In a nutshell, the story is this: a white-hat hacker contacted Foursquare last week, claiming that a security hole on the site was making users' details public, regardless of how they'd arranged their privacy settings. The hacker, Jesper Anderson, built custom software to go through the data on its pages, and scraped around 70% of all the check-ins in San Francisco--around 875,000 of them--over the previous three weeks.
Foursquare immediately responded, saying that they knew there was a bug, and asking for a week to fix it. They also, according to an email, worked on their privacy settings, allowing the Foursquare crowd to opt out of being listed on the pages of each location. What they didn't do, however, was tell anyone about the leak. Which is fine, until you remember that earlier this week, Foursquare landed itself another $20 million of funding from Andreessen Horowitz.
So, did they tell their backers--which, Andreessen Horowitz aside, include Union Square Ventures and O'Reilly AlphaTech Ventures--about Anderson's findings? According to Singel, who emailed both the PRs of Foursquare's partners, both declined to reply to the questions asked. Should they have? Put it this way, there were 20 million reasons not to.
After the Wired article went up, Foursquare posted a list of "improvements" to the site on its blog. Fastcompany reached out to Foursquare founders Dennis Crowley and Naveen Selvadurai. What protocols, we asked, would Foursquare be putting in place to protect for the future? How would the site be "better" than Facebook at privacy? And, given the ruckus that has dogged Facebook on this issue, and Twitter's recent security lapse, how did Foursquare let this one get past them? Almost immediately an autoreply pinged back from Crowley, saying that he was out of the office until July 10. Selvadurai had not responded by time of publication.
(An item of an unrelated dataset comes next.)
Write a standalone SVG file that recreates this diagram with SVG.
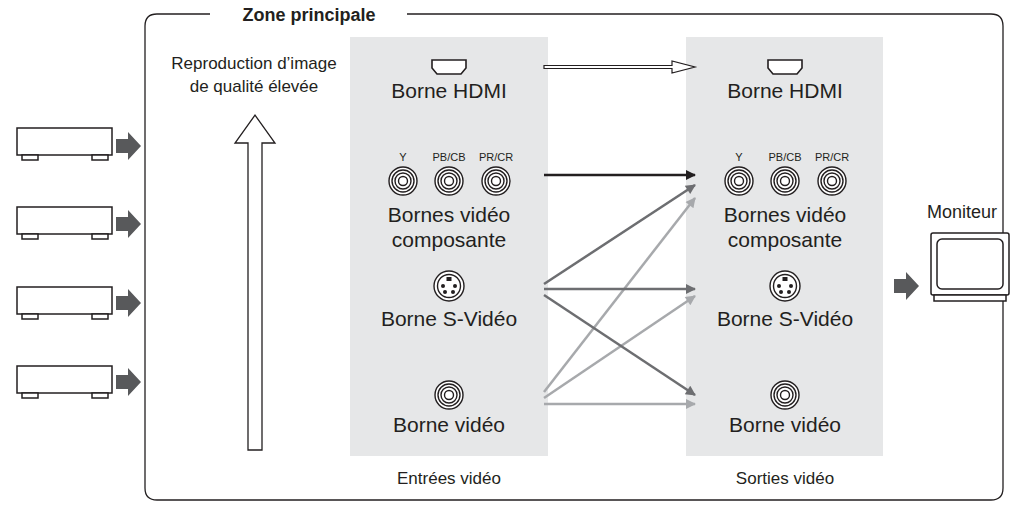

As long as there is social media, there will be security issues. As long as people are interested in social media, there will be security lapses. As long as there are hackers, these security lapses will be made public. Would it be such a bad idea if the dev teams of the various networks got together and built one almighty security quilt, rather than surreptitiously patching the individual holes and hoping that no one puts their toe through it? If they're not careful, this is the remedy that the FTC will prescribe for them all.